All remaining U.S. government employees were evacuated from Benghazi, Panetta said.

Beefing up security

There will “always be tension” between how much security is adequate and how much would create a “bunker-like mentality” at global posts, Panetta said. The answer is not to assign the military to run a “fire house” next to every U.S. diplomatic location.

Panetta noted that Congress, too, plays a role in the security of the nation’s diplomatic missions, and that the Department of Defense faces the prospect of sequestration – which would result in billions of dollars of cutbacks to the Defense budget – on March 1. “If Congress fails to act, sequestration is triggered,” he said.

Panetta also said there must be some reliance on host countries to help with security. The attack in Benghazi “raises concerns” about whether that’s always possible. Libya’s government has been on shaky ground since Libyan leader Moammar Gadhafi was ousted in 2011.

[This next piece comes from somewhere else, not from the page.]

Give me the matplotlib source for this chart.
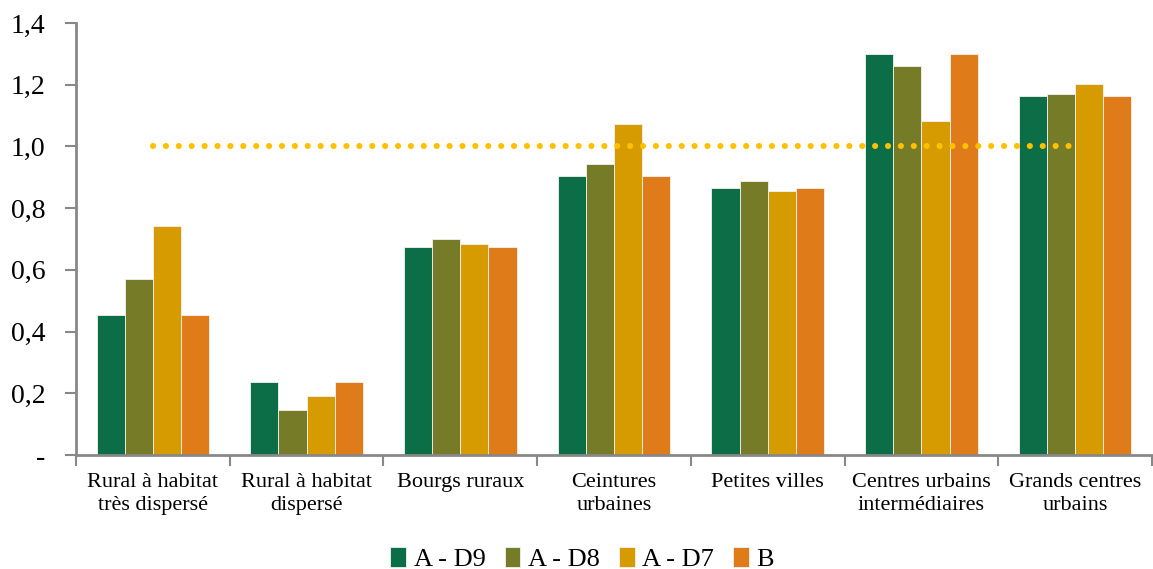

The defense secretary’s testimony comes a few weeks after Clinton told lawmakers that the State Department was moving fast to beef up security at U.S. posts worldwide.

During her testimony, Clinton teared up as she recounted meeting the arrival of the caskets containing the bodies of Stevens and former Navy SEAL commandos Tyrone Woods and Glen Doherty, both of whom had been working as diplomatic security officers. Sean Smith, the fourth American killed, was an information management officer.

Panetta said an FBI team that includes CIA and DOD members “has made very good progress” in identifying the attackers.